With the goal of achieving fast, efficient development, developers need a set of approaches to bridge the gap between remote Kubernetes clusters and local development, and reduce time to feedback and debugging.

How should I set up a Kubernetes development environment?

Setting up a development environment for Kubernetes can be much more complex than the setup for traditional web applications. Creating and maintaining a Kubernetes development environment relies on a number of external dependencies, such as databases or authentication.

While there are several ways to set up a Kubernetes development environment, most introduce complexities and impediments to speed. The dev environment should be set up to easily code and test in conditions where a service can access the resources it depends on.

A good way to meet the goals of faster feedback, possibilities for collaboration, and scale in a realistic production environment is the "single service local, all other remote" environment. Developing in a fully remote environment offers some benefits, but for developers, it offers the slowest possible feedback loop. With local development in a remote environment, the developer retains considerable control while using tools like Telepresence to facilitate fast feedback, debugging and collaboration.

What is Telepresence?

Telepresence is an open source tool that lets developers code and test microservices locally against a remote Kubernetes cluster. Telepresence facilitates more efficient development workflows while relieving the need to worry about other service dependencies.

How can I get fast, efficient local development?

The dev loop can be jump-started with the right development environment and Kubernetes development tools to support speed, efficiency and collaboration. Telepresence is designed to let Kubernetes developers code as though their laptop is in their Kubernetes cluster, enabling the service to run locally and be proxied into the remote cluster. Telepresence runs code locally and forwards requests to and from the remote Kubernetes cluster, bypassing the much slower process of waiting for a container to build, pushing it to registry, and deploying to production.

A rapid and continuous feedback loop is essential for productivity and speed; Telepresence enables the fast, efficient feedback loop to ensure that developers can access the rapid local development loop they rely on without disrupting their own or other developers' workflows. Telepresence safely intercepts traffic from the production cluster and enables near-instant testing of code, local debugging in production, and preview URL functionality to share dev environments with others for multi-user collaboration.

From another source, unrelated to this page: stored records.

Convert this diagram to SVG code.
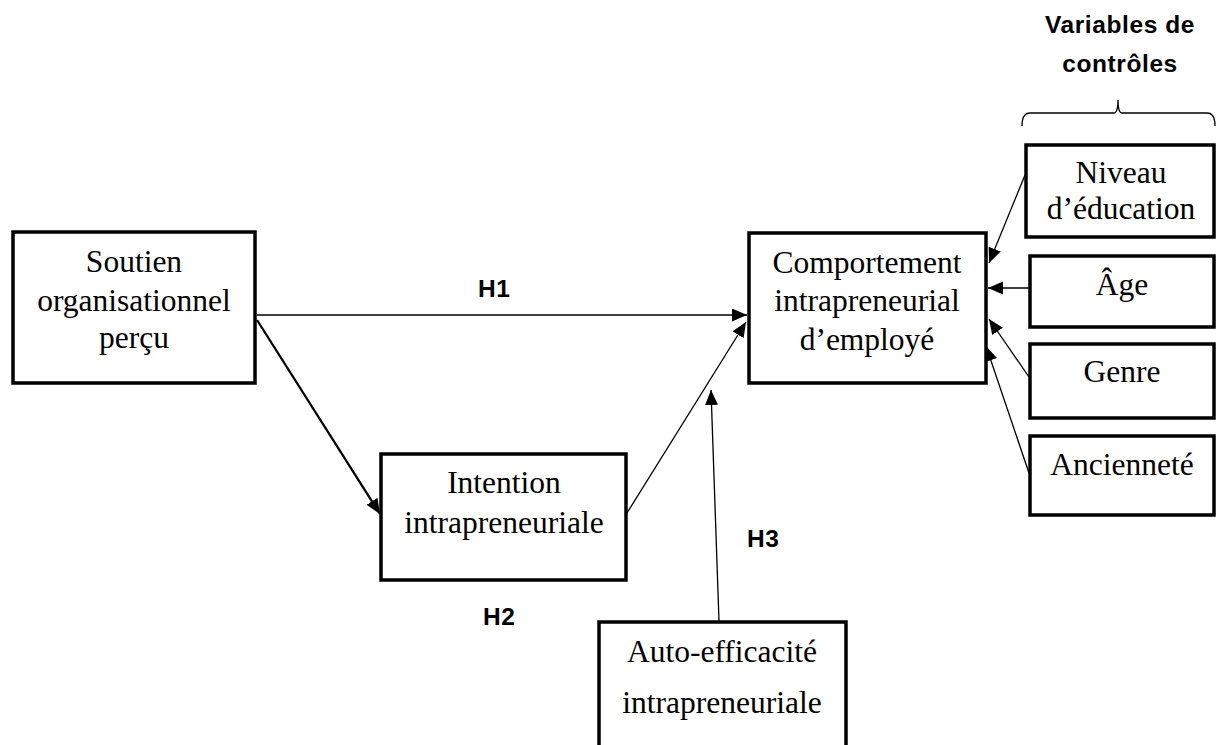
<svg xmlns="http://www.w3.org/2000/svg" width="1217" height="745" viewBox="0 0 1217 745">
<style>
.box{fill:#fff;stroke:#000;stroke-width:3.5}
.t{font-family:"Liberation Serif","Times New Roman",serif;font-size:31.5px;fill:#000;text-anchor:middle}
.lab{font-family:"Liberation Sans",Arial,sans-serif;font-weight:bold;font-size:24.5px;fill:#000;letter-spacing:0.6px}
.c{stroke:#000;stroke-width:1.3;fill:none;marker-end:url(#ah)}
</style>
<defs>
<marker id="ah" markerUnits="userSpaceOnUse" markerWidth="16" markerHeight="14" refX="15" refY="6.5" orient="auto">
<path d="M0,0 L15,6.5 L0,13 z" fill="#000"/>
</marker>
</defs>
<rect width="1217" height="745" fill="#fff"/>
<g id="connectors">
<line class="c" x1="257" y1="315" x2="747" y2="315"/>
<line class="c" x1="257" y1="320" x2="380" y2="514" style="stroke-width:2.3"/>
<line class="c" x1="627" y1="513" x2="746" y2="322"/>
<line class="c" x1="719" y1="621" x2="711" y2="390"/>
<line class="c" x1="1025" y1="175" x2="989" y2="263"/>
<line class="c" x1="1029" y1="288" x2="988" y2="288"/>
<line class="c" x1="1029" y1="377" x2="989" y2="319"/>
<line class="c" x1="1029" y1="473" x2="986" y2="346"/>
</g>
<g id="soutien">
<rect class="box" x="13" y="232" width="242" height="151"/>
<text class="t" x="134" y="272">Soutien</text>
<text class="t" x="134" y="311">organisationnel</text>
<text class="t" x="134" y="348">perçu</text>
</g>
<g id="comportement">
<rect class="box" x="749" y="233" width="237" height="150"/>
<text class="t" x="867" y="273">Comportement</text>
<text class="t" x="867" y="311">intrapreneurial</text>
<text class="t" x="867" y="350">d’employé</text>
</g>
<g id="intention">
<rect class="box" x="381" y="454" width="245" height="126"/>
<text class="t" x="504" y="493">Intention</text>
<text class="t" x="504" y="533">intrapreneuriale</text>
</g>
<g id="autoefficacite">
<rect class="box" x="599" y="622" width="247" height="140"/>
<text class="t" x="722" y="662">Auto-efficacité</text>
<text class="t" x="722" y="713">intrapreneuriale</text>
</g>
<g id="niveau">
<rect class="box" x="1026" y="145" width="188" height="92"/>
<text class="t" x="1121" y="183">Niveau</text>
<text class="t" x="1121" y="219">d’éducation</text>
</g>
<g id="age">
<rect class="box" x="1030" y="256" width="184" height="71"/>
<text class="t" x="1122" y="295">Âge</text>
</g>
<g id="genre">
<rect class="box" x="1030" y="344" width="184" height="74"/>
<text class="t" x="1122" y="382">Genre</text>
</g>
<g id="anciennete">
<rect class="box" x="1030" y="436" width="184" height="79"/>
<text class="t" x="1122" y="475">Ancienneté</text>
</g>
<g id="controles">
<text class="lab" x="1120" y="33" text-anchor="middle">Variables de</text>
<text class="lab" x="1120" y="72" text-anchor="middle">contrôles</text>
<path d="M1022,126 Q1022,113 1030,113 L1114,113 Q1118,113 1118,100 Q1118,113 1122,113 L1207,113 Q1215,113 1215,126" fill="none" stroke="#000" stroke-width="1.3"/>
</g>
<g id="labels">
<text class="lab" x="478" y="297">H1</text>
<text class="lab" x="483" y="625">H2</text>
<text class="lab" x="747" y="547">H3</text>
</g>
</svg>
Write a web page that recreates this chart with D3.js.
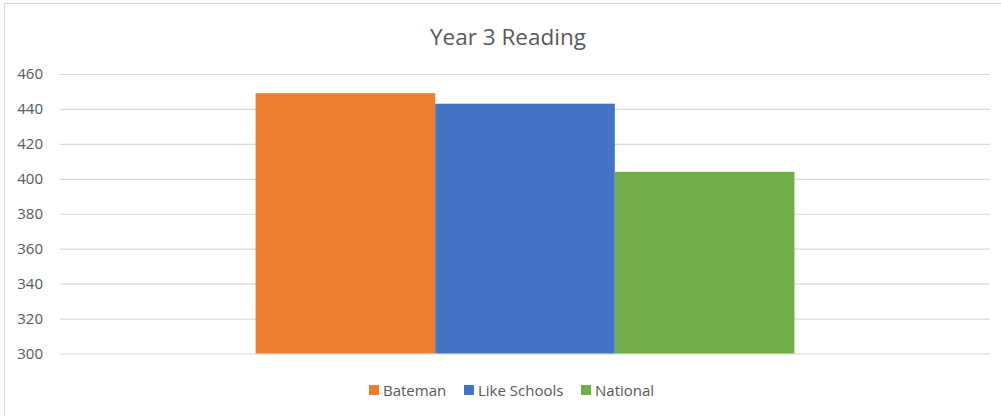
<!DOCTYPE html>
<html>
<head>
<meta charset="utf-8">
<script src="https://cdn.jsdelivr.net/npm/d3@7"></script>
<style>
  body { margin: 0; background: #fff; }
  text { font-family: "Open Sans", "Noto Sans", sans-serif; fill: #595959; }
</style>
</head>
<body>
<div id="chart"></div>
<script>
// chart data
const title = "Year 3 Reading"
const series = ["Bateman", "Like Schools", "National"]
const values = [449, 443, 404]
const colors = ["#ed7d31", "#4472c4", "#70ad47"]
const y_ticks = [300, 320, 340, 360, 380, 400, 420, 440, 460]

// layout consts
const width = 1001
const height = 416
const plot = { left: 60, right: 990, top: 74, bottom: 353.5 }

function setup_svg(){
    var svg = d3.select("#chart").append("svg")
        .attr("width", width)
        .attr("height", height)
    // chart border (only top and left show inside the picture)
    svg.append("path")
        .attr("d", "M4.5," + height + "V3.5H" + width)
        .attr("fill", "none")
        .attr("stroke", "#d9d9d9")
    return svg
}

const y = d3.scaleLinear().domain([300, 460]).range([plot.bottom, plot.top])
// one category, three series side by side; gap width ~218%
const x_outer = d3.scaleBand().domain(["Reading"]).range([plot.left, plot.right]).paddingInner(0).paddingOuter(0.363)
const x = d3.scaleBand().domain(series).range([x_outer("Reading"), x_outer("Reading") + x_outer.bandwidth()])

function draw_grid(svg){
    svg.append("g")
        .attr("transform", "translate(" + plot.left + ",0)")
        .call(d3.axisLeft(y).tickValues(y_ticks).tickSize(-(plot.right - plot.left)).tickPadding(17))
        .call(g => g.select(".domain").remove())
        .call(g => g.selectAll(".tick line").attr("stroke", "#d9d9d9").attr("stroke-width", 1.2))
        .call(g => g.selectAll(".tick text")
            .attr("font-family", "'Open Sans', 'Noto Sans', sans-serif")
            .attr("font-size", 15).attr("fill", "#595959"))
}

function draw_bars(svg){
    svg.selectAll("rect.bar")
        .data(series)
        .enter().append("rect")
        .attr("class", "bar")
        .attr("x", d => x(d))
        .attr("width", x.bandwidth())
        .attr("y", (d, i) => y(values[i]))
        .attr("height", (d, i) => y(300) - y(values[i]))
        .attr("fill", (d, i) => colors[i])
}

function draw_title(svg){
    svg.append("text")
        .attr("x", 508)
        .attr("y", 45)
        .attr("text-anchor", "middle")
        .attr("font-size", 22.5)
        .text(title)
}

// legend item x positions
const legend_x = [369, 464, 581]
function draw_legend(svg){
    var items = svg.selectAll("g.legend")
        .data(series)
        .enter().append("g")
        .attr("class", "legend")
        .attr("transform", (d, i) => "translate(" + legend_x[i] + ",385)")
    items.append("rect")
        .attr("width", 10).attr("height", 10)
        .attr("fill", (d, i) => colors[i])
    items.append("text")
        .attr("x", 14).attr("y", 10.5)
        .attr("font-size", 15)
        .text(d => d)
}

var svg = setup_svg()
draw_grid(svg)
draw_bars(svg)
draw_title(svg)
draw_legend(svg)
</script>
</body>
</html>
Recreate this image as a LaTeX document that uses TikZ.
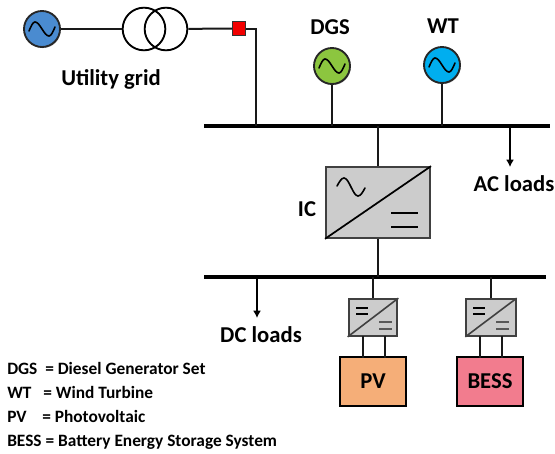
\documentclass[tikz,border=0pt]{standalone}
\usepackage{fontspec}
\setmainfont{Carlito}
\usetikzlibrary{shadows}
\usetikzlibrary{arrows.meta}
\definecolor{gridblue}{HTML}{4A8BD0}
\definecolor{dgsgreen}{HTML}{8CC63F}
\definecolor{wtblue}{HTML}{00AEEF}
\definecolor{pvorange}{HTML}{F5AE78}
\definecolor{bessred}{HTML}{F27C8E}
\tikzset{
  softshadow/.style={drop shadow={shadow xshift=0.6pt, shadow yshift=-0.8pt, opacity=0.3, fill=black}},
  source/.style={circle, draw=black!85, line width=1.4pt, minimum size=27pt, inner sep=0pt, softshadow},
  winding/.style={circle, draw=black, line width=1.4pt, minimum size=32pt, inner sep=0pt},
  busbar/.style={rectangle, fill=black, inner sep=0pt, minimum height=3pt},
  converter/.style={rectangle, draw=black!75, line width=1.5pt, fill=black!20, inner sep=0pt, softshadow},
  storagebox/.style={rectangle, draw=black, line width=1.5pt, inner sep=0pt, minimum width=49pt, minimum height=36.5pt, softshadow},
  wire/.style={line width=1.5pt, black!90},
  loadarrow/.style={line width=1.5pt, -{Latex[length=5.5pt,width=6pt]}},
  biglabel/.style={font=\fontsize{17}{20}\selectfont\bfseries, inner sep=0pt},
  wave/.style={line width=1.2pt, line cap=round}
}
\begin{document}
\begin{tikzpicture}[x=0.75pt, y=-0.75pt]
  \useasboundingbox (0,0) rectangle (555,453);

  \node[busbar, minimum width=259.5pt] (ACbus) at (377,126) {};
  \node[busbar, minimum width=256.5pt] (DCbus) at (375,277) {};

  \node[source, fill=gridblue] (Grid) at (42,29) {};
  \node[winding] (T1) at (144,29) {};
  \node[winding] (T2) at (166,29) {};
  \node[rectangle, draw=black!80, fill=red!95!black, line width=1pt, minimum width=9.5pt, minimum height=10.5pt, inner sep=0pt] (Breaker) at (239,28.5) {};
  \node[source, fill=dgsgreen] (DGS) at (332,66) {};
  \node[source, fill=wtblue] (WT) at (442,65) {};

  \node[converter, minimum width=78pt, minimum height=53pt] (IC) at (378,202.5) {};
  \node[converter, minimum width=36.5pt, minimum height=27.5pt] (ConvPV) at (373,317.5) {};
  \node[converter, minimum width=37pt, minimum height=27.5pt] (ConvBESS) at (491,317.5) {};

  \node[storagebox, fill=pvorange] (PV) at (373,381.5) {\fontsize{17}{20}\selectfont\bfseries PV};
  \node[storagebox, fill=bessred] (BESS) at (490,381.5) {\fontsize{17}{20}\selectfont\bfseries BESS};

  \coordinate (ACend) at (510,167);
  \coordinate (DCend) at (257,318);
  \coordinate (Corner) at (256,29);

  \draw[wire] (Grid) -- (T1);
  \draw[wire] (T2) -- (Breaker);
  \draw[wire] (Breaker.east |- Corner) -- (Corner) -- (Corner |- ACbus);
  \draw[wire] (DGS) -- (DGS |- ACbus);
  \draw[wire] (WT) -- (WT |- ACbus);
  \draw[wire] (IC.north) -- (IC.north |- ACbus);
  \draw[wire] (IC.south) -- (IC.south |- DCbus);
  \draw[wire] (ConvPV.north) -- (ConvPV.north |- DCbus);
  \draw[wire] (ConvBESS.north) -- (ConvBESS.north |- DCbus);
  \draw[loadarrow] (ACend |- ACbus) -- (ACend);
  \draw[loadarrow] (DCend |- DCbus) -- (DCend);

  \foreach \x in {363,385} \draw[wire] (\x,336) -- (\x,358);
  \foreach \x in {480,502} \draw[wire] (\x,336) -- (\x,358);

  \foreach \cx/\cy in {42/29,332/66,442/65}
    \draw[wave] (\cx-13,\cy+2) sin (\cx-7,\cy-7) cos (\cx,\cy) sin (\cx+7,\cy+7) cos (\cx+13,\cy-2);
  \draw[wave] (337,186) sin (344,178) cos (351,187) sin (358,196) cos (365,188);

  \draw[line width=1.3pt] (IC.south west) -- (IC.north east);
  \draw[line width=1.3pt] (391,213) -- (418,213);
  \draw[line width=1.3pt] (391,227) -- (418,227);
  \draw[line width=1.2pt, black!75] (ConvPV.south west) -- (ConvPV.north east);
  \draw[line width=1.2pt, black!75] (ConvBESS.south west) -- (ConvBESS.north east);
  \foreach \x in {0,117} {
    \draw[line width=1.3pt] (356+\x,308) -- (368+\x,308);
    \draw[line width=1.3pt] (356+\x,314) -- (368+\x,314);
    \draw[line width=1.2pt, black!65] (379+\x,322) -- (392+\x,322);
    \draw[line width=1.2pt, black!65] (379+\x,329) -- (392+\x,329);
  }

  \node[biglabel] (GridText) at (111,79) {Utility grid};
  \node[biglabel] (DGSText) at (330,27) {DGS};
  \node[biglabel] (WTText) at (443,26) {WT};
  \node[biglabel] (ICText) at (307,209) {IC};
  \node[biglabel] (ACText) at (514,184) {AC loads};
  \node[biglabel] (DCText) at (261,335) {DC loads};

  \node[anchor=north west, align=left, inner sep=0pt, font=\fontsize{13}{18}\selectfont\bfseries] (Legend) at (7,362)
    {DGS\ \ = Diesel Generator Set\\
     WT\ \ \ = Wind Turbine\\
     PV\ \ \ \ = Photovoltaic\\
     BESS = Battery Energy Storage System};
\end{tikzpicture}
\end{document}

Telepresence works by deploying a two-way network proxy in a pod running in a Kubernetes cluster. This pod proxies data from the Kubernetes environment (e.g., TCP/UDP connections, environment variables, volumes) to the local process. This proxy can intercept traffic meant for the service and reroute it to a local copy, which is ready for further (local) development.

The intercept proxy works thanks to context propagation, which is most frequently associated with distributed tracing but also plays a key role in controllable intercepts and preview URLs.